Una extraña agitación invadió al coqueto parque de cipreses que se levanta junto al río. El solar, un oasis en medio del enjambre urbano, se llenó de miradas indiscretas y risas de ocasión. La flor y nata de la cultura rosarina se dejó caer por el lugar cómo por casualidad. Pero no fue así. Nadie asiste o se pierde un coctel por nada. Si no pregúntenle a Mariana Wenger, que llegó temprano, vestida para matar y con un borrador del guión de una película de animación inspirada en "Don Quijote". O a India Tuero, que no se despegó ni un instante de un ejecutivo de un canal de televisión que, desde que llegó hasta que se fue, conservó la misma cara de póquer. O a Nora Nicótera, que detrás de unas gruesas gafas oscuras ocultaba algo más que un par de hermosos ojos claros. O a Susana Dezorzi, que dejó por una noche los tacos aguja y las medias red y lució un recatadísimo pantalón gris y un tailleur claro abotonado al frente que no dejaba espacio más que para la imaginación. Su rol de anfitriona le impidió alejarse más de un milímetro de los visitantes ilustres que, llegados de la Madre Patria, anunciaron la realización del III Congreso Internacional de la Lengua Española en Rosario. La reunión, regada por un fresco y seco vino blanco, se animó cuando aterrizó por el lugar una rubia, de mirada clara y piernas asesinas a quien los amigos llaman simplemente "Tami". "Está como la copa de un pino", disparó un cuarentón flaco, alto y de barba rala y blanca.
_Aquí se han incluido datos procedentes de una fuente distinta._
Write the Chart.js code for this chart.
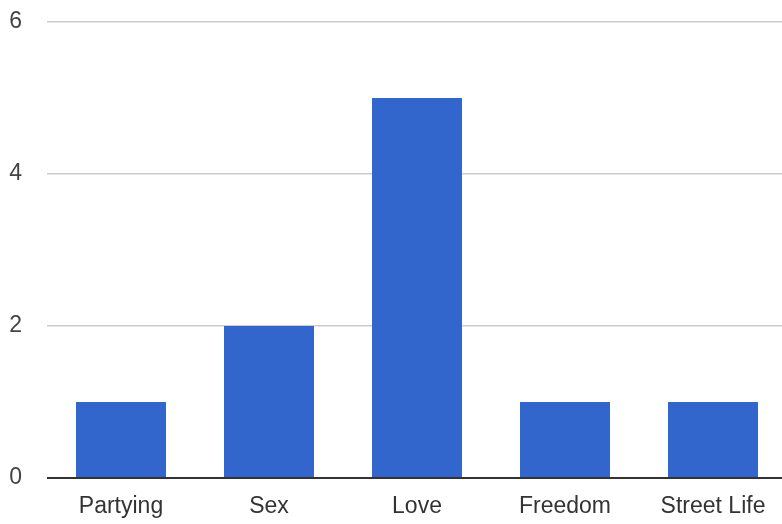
<!DOCTYPE html>
<html>
<head>
<meta charset="utf-8">
<script src="https://cdn.jsdelivr.net/npm/chart.js@4"></script>
<style>
  html, body { margin: 0; padding: 0; background: #fff; overflow: hidden; }
  #wrap { width: 787px; height: 524px; }
</style>
</head>
<body>
<div id="wrap"><canvas id="topicChart"></canvas></div>
<script>
const categories = ["Partying", "Sex", "Love", "Freedom", "Street Life"];
const counts = [1, 2, 5, 1, 1];
const yTicks = [0, 2, 4, 6];

const ctx = document.getElementById("topicChart");

new Chart(ctx, {
  type: "bar",
  data: {
    labels: categories,
    datasets: [{
      data: counts,
      backgroundColor: "#3366cc",
      borderWidth: 0,
      categoryPercentage: 1,
      barPercentage: 0.608
    }]
  },
  options: {
    responsive: true,
    maintainAspectRatio: false,
    animation: false,
    layout: { padding: { top: 22, right: 0, left: 0, bottom: 0 } },
    plugins: { legend: { display: false }, tooltip: { enabled: false } },
    scales: {
      x: {
        grid: { display: false },
        border: { display: false },
        ticks: {
          color: "#333",
          padding: 7,
          font: { family: "Liberation Sans", size: 23 }
        },
        afterFit: axis => {
          axis.height = 46;
          axis.paddingLeft = 0;
          axis.paddingRight = 0;
        }
      },
      y: {
        min: 0,
        max: 6,
        afterBuildTicks: axis => { axis.ticks = yTicks.map(v => ({ value: v })); },
        border: { display: false },
        grid: {
          drawTicks: false,
          color: c => c.tick && c.tick.value === 0 ? "#333" : "#ccc",
          lineWidth: c => c.tick && c.tick.value === 0 ? 2 : 1.5
        },
        ticks: {
          color: "#444",
          padding: 25,
          font: { family: "Liberation Sans", size: 23 }
        },
        afterFit: axis => {
          axis.width = 47;
          axis.paddingTop = 0;
          axis.paddingBottom = 0;
        }
      }
    }
  }
});
</script>
</body>
</html>
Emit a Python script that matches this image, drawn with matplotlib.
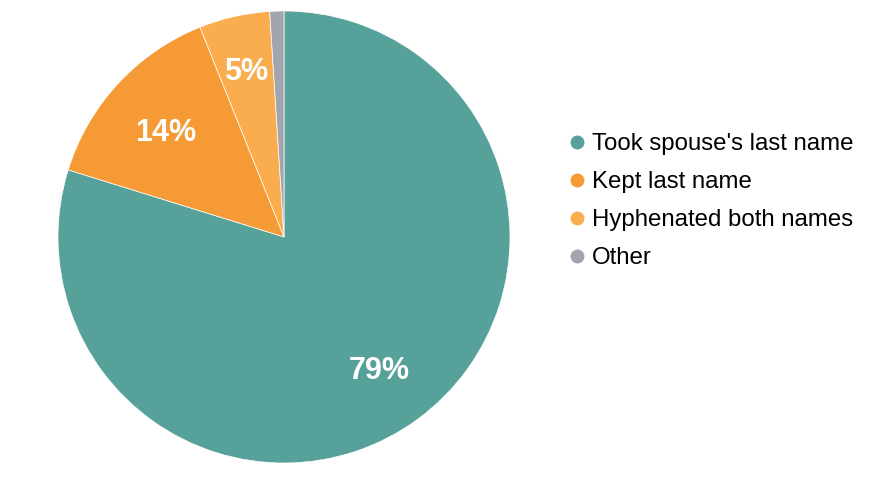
import matplotlib.pyplot as plt
from matplotlib.lines import Line2D
import numpy as np

plt.rcParams['font.family'] = ['Liberation Sans', 'DejaVu Sans']

labels = ["Took spouse's last name", "Kept last name", "Hyphenated both names", "Other"]
values = [79, 14, 5, 1]
pct_text = ["79%", "14%", "5%", ""]
colors = ['#56a19a', '#f59a35', '#f9ad4f', '#a2a4ae']

W, H = 893, 490
fig = plt.figure(figsize=(W / 100, H / 100), dpi=100)

# pie centre and radius in pixels
cx, cy, r = 284, 237, 226
ax = fig.add_axes([(cx - r) / W, (H - cy - r) / H, 2 * r / W, 2 * r / H])

wedges, _ = ax.pie(values, colors=colors, startangle=90, counterclock=False,
                   radius=1, wedgeprops=dict(edgecolor='white', linewidth=0.5))
ax.set_xlim(-1, 1)
ax.set_ylim(-1, 1)
ax.set_aspect('equal')
ax.axis('off')

# percentage labels, pushed out a bit more on the narrow slice
dist = [0.71, 0.71, 0.77, 0.7]
shift = -5 / r
for w, txt, d in zip(wedges, pct_text, dist):
    if not txt:
        continue
    ang = np.deg2rad((w.theta1 + w.theta2) / 2)
    ax.text(d * np.cos(ang), d * np.sin(ang) + shift, txt, ha='center', va='center',
            color='white', fontsize=22, fontweight='bold')

handles = [Line2D([], [], marker='o', linestyle='', markersize=9,
                  markerfacecolor=c, markeredgecolor=c) for c in colors]
fig.legend(handles, labels, loc='upper left', bbox_to_anchor=(570 / W, 1 - 133 / H),
           frameon=False, fontsize=17.3, handlelength=0.6, handletextpad=0.3,
           labelspacing=0.67, borderaxespad=0, borderpad=0)

fig.savefig('out.png', dpi=100)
Su aspecto de viejo lobo de mar puso sobre alerta a Gastón Bozzano, que, con su traje gris oscuro y su andar nervioso, parecía un miembro del servicio secreto. No habló, pero su mirada desalentó todo entusiasmo. Poly Laborde, que andaba de acá para allá buscando una oportunidad de ofrecer sus servicios de editor y agente de viajes, no se enteró de nada. Igual que el bueno de Coco López que, en su afán de estrechar la mano de todos y cada uno de los invitados, se ganó que lo apodaran Roberto Carlos. Pero quién por estos días puede darse el lujo de tener un millón de amigos. Nadie. Ni siquiera Chiquito Reyes, que andaba por ahí con un librito bajo el brazo, y que ejerce mejor que nadie por estos pagos la profesión de amigo. O amigasigo, como a él le gusta decir.